╭─ Excerpted records
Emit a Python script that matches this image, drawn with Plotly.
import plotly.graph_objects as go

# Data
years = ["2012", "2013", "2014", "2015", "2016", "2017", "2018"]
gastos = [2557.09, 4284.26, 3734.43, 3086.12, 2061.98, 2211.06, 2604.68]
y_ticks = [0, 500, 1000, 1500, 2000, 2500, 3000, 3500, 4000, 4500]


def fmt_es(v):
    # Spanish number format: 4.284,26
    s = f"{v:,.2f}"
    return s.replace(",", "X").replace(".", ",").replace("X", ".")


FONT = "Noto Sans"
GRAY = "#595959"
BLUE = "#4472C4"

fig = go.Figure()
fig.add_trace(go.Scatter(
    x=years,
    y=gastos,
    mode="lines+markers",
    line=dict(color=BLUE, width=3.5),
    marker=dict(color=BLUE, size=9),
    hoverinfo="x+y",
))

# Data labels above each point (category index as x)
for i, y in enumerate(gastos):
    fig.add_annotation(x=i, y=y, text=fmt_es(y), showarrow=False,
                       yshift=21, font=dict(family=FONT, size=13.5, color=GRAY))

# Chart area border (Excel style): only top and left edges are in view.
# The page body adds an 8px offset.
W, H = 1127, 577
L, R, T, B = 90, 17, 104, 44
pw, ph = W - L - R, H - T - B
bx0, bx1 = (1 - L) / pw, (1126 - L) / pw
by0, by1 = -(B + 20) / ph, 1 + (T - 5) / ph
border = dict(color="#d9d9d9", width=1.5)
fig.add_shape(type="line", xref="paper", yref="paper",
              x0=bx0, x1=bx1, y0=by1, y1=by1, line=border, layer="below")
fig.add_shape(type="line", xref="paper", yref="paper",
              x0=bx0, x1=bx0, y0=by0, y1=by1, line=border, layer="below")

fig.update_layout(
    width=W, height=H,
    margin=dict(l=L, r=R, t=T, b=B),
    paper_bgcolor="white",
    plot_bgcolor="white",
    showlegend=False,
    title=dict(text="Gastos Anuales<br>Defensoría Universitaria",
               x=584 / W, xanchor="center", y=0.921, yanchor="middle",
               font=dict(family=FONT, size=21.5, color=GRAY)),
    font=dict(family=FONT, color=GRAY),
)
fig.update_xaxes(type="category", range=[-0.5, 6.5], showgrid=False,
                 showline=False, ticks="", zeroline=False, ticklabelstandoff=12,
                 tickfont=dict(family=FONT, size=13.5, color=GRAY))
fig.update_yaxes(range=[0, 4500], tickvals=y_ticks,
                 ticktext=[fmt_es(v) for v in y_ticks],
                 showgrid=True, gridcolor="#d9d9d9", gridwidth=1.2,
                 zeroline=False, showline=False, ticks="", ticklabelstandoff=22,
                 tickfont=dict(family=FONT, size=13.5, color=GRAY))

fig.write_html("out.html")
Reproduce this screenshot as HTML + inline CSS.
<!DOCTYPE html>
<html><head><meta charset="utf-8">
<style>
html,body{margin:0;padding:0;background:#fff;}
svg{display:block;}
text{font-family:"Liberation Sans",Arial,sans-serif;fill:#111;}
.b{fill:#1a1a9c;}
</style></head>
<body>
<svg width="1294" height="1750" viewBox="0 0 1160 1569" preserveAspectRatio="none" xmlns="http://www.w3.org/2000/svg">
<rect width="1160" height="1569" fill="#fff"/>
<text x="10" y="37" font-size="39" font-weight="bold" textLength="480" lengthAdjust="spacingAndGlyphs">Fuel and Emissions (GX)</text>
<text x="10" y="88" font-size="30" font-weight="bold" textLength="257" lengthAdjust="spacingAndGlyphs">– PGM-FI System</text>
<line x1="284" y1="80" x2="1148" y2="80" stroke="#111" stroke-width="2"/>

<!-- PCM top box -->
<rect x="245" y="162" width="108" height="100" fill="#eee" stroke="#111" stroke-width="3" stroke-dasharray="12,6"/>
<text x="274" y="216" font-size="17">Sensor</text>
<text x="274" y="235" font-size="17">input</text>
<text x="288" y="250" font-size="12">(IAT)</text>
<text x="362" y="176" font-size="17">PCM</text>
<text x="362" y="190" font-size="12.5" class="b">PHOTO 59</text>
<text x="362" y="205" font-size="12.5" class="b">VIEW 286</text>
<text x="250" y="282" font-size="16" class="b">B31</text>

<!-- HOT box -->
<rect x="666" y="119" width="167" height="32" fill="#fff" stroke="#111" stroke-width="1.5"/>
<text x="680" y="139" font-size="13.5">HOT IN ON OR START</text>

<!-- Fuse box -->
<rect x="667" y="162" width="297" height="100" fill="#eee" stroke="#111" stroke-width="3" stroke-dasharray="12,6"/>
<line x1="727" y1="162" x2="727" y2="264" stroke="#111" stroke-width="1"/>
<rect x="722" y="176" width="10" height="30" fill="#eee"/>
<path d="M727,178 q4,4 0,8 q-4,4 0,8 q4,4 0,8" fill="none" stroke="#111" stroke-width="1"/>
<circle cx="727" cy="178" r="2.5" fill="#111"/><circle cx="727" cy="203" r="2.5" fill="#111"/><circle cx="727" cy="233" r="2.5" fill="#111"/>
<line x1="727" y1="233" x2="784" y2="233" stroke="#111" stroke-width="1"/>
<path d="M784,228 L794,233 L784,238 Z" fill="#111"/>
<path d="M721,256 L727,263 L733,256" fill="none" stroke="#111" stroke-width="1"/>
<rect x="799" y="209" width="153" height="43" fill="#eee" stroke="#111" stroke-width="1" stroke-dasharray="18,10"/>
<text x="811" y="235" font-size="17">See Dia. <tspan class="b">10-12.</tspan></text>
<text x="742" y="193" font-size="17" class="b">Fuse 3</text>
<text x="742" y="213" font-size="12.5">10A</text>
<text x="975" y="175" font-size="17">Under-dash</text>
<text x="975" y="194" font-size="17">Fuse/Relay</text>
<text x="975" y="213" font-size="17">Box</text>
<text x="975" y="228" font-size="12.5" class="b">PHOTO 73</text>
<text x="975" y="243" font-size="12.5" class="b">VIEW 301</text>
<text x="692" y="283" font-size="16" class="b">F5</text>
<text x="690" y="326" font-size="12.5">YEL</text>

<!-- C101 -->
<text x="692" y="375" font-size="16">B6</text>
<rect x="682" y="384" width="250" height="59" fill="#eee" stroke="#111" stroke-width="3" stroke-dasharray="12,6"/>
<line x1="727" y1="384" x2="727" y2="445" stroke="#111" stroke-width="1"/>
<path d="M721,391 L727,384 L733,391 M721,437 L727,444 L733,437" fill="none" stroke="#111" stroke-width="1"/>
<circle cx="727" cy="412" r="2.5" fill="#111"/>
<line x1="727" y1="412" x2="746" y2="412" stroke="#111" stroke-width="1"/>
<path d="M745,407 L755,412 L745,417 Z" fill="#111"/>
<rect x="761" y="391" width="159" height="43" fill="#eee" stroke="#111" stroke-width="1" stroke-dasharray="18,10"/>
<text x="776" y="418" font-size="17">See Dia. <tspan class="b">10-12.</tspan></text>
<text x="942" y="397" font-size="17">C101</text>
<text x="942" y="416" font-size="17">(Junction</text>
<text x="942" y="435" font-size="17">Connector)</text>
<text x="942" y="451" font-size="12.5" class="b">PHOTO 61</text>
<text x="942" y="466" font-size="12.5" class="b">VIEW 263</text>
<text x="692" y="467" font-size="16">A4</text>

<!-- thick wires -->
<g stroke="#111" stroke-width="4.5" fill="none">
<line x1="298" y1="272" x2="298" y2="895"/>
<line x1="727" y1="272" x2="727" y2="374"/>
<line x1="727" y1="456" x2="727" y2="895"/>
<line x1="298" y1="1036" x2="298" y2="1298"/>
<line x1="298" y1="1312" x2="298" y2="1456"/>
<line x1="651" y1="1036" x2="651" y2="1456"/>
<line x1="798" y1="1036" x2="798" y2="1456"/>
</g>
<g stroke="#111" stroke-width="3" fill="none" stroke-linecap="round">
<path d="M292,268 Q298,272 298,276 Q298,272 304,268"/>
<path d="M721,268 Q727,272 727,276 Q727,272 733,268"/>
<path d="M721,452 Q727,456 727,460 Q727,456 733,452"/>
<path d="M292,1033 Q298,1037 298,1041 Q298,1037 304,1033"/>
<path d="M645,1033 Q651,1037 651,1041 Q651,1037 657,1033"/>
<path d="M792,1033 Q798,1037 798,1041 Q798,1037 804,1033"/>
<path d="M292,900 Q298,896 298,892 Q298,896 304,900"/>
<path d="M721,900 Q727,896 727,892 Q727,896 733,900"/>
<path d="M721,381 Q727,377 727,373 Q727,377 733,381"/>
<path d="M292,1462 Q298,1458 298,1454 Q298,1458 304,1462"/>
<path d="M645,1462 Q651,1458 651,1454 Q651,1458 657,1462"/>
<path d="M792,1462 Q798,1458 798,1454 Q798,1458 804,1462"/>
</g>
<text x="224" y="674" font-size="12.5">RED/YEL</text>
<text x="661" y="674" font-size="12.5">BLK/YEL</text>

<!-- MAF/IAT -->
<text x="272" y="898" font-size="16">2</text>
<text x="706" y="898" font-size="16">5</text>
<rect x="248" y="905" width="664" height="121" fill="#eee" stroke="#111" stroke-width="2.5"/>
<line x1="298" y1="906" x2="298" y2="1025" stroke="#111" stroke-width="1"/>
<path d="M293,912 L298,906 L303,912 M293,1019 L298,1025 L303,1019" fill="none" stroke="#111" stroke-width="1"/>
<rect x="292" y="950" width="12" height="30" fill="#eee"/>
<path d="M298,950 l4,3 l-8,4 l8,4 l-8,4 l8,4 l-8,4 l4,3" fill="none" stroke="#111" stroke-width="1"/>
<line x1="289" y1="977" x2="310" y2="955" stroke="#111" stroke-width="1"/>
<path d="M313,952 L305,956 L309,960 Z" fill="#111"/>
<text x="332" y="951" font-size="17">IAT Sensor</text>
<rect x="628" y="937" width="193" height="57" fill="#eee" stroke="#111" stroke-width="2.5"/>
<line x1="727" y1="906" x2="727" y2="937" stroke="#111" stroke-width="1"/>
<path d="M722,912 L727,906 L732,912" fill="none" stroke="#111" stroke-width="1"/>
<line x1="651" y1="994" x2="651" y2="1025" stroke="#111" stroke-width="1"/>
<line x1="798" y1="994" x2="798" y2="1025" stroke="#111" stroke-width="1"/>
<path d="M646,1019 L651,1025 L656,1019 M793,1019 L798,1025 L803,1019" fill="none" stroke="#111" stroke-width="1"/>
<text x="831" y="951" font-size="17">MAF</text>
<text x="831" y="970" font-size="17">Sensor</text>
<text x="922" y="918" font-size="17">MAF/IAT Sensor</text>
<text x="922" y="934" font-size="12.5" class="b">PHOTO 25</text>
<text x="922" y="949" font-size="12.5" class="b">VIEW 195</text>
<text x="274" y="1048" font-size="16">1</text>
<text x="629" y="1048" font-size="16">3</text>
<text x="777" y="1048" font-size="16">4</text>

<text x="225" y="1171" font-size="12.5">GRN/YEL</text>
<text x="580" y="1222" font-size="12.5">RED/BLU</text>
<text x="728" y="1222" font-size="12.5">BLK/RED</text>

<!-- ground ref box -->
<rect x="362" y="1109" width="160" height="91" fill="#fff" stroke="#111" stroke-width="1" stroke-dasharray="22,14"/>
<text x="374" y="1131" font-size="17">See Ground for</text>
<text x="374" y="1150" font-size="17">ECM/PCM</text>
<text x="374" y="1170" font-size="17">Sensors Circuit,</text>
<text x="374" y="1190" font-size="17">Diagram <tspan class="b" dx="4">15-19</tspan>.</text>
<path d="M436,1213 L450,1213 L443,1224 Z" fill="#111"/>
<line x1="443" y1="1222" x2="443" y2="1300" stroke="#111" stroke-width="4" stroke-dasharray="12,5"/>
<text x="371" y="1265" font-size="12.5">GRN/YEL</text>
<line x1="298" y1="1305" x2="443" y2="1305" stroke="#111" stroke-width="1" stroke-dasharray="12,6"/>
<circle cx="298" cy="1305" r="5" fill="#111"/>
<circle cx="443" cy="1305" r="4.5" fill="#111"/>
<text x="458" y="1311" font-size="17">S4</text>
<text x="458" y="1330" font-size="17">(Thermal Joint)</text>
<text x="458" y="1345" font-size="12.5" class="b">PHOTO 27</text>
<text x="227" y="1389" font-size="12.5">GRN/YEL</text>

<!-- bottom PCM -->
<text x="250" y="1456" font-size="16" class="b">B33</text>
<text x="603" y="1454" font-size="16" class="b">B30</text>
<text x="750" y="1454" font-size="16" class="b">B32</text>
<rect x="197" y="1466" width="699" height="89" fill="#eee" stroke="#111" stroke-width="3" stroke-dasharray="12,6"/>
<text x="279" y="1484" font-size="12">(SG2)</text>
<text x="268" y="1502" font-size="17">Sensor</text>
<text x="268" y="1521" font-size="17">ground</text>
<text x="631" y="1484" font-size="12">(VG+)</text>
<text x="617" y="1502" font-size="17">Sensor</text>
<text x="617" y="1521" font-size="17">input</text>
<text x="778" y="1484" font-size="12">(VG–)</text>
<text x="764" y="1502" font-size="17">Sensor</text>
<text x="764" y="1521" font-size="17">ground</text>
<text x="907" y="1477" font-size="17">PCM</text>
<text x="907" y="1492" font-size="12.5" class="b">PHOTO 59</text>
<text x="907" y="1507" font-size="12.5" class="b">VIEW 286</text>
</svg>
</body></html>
╰─
▸ Exercise aim
Start at the line with "Reproduce this screenshot" and stop after the line with "ON OR START</text>". Repeat exactly the lines in that range.

▸ Exercise solution
Reproduce this screenshot as HTML + inline CSS.
<!DOCTYPE html>
<html><head><meta charset="utf-8">
<style>
html,body{margin:0;padding:0;background:#fff;}
svg{display:block;}
text{font-family:"Liberation Sans",Arial,sans-serif;fill:#111;}
.b{fill:#1a1a9c;}
</style></head>
<body>
<svg width="1294" height="1750" viewBox="0 0 1160 1569" preserveAspectRatio="none" xmlns="http://www.w3.org/2000/svg">
<rect width="1160" height="1569" fill="#fff"/>
<text x="10" y="37" font-size="39" font-weight="bold" textLength="480" lengthAdjust="spacingAndGlyphs">Fuel and Emissions (GX)</text>
<text x="10" y="88" font-size="30" font-weight="bold" textLength="257" lengthAdjust="spacingAndGlyphs">– PGM-FI System</text>
<line x1="284" y1="80" x2="1148" y2="80" stroke="#111" stroke-width="2"/>

<!-- PCM top box -->
<rect x="245" y="162" width="108" height="100" fill="#eee" stroke="#111" stroke-width="3" stroke-dasharray="12,6"/>
<text x="274" y="216" font-size="17">Sensor</text>
<text x="274" y="235" font-size="17">input</text>
<text x="288" y="250" font-size="12">(IAT)</text>
<text x="362" y="176" font-size="17">PCM</text>
<text x="362" y="190" font-size="12.5" class="b">PHOTO 59</text>
<text x="362" y="205" font-size="12.5" class="b">VIEW 286</text>
<text x="250" y="282" font-size="16" class="b">B31</text>

<!-- HOT box -->
<rect x="666" y="119" width="167" height="32" fill="#fff" stroke="#111" stroke-width="1.5"/>
<text x="680" y="139" font-size="13.5">HOT IN ON OR START</text>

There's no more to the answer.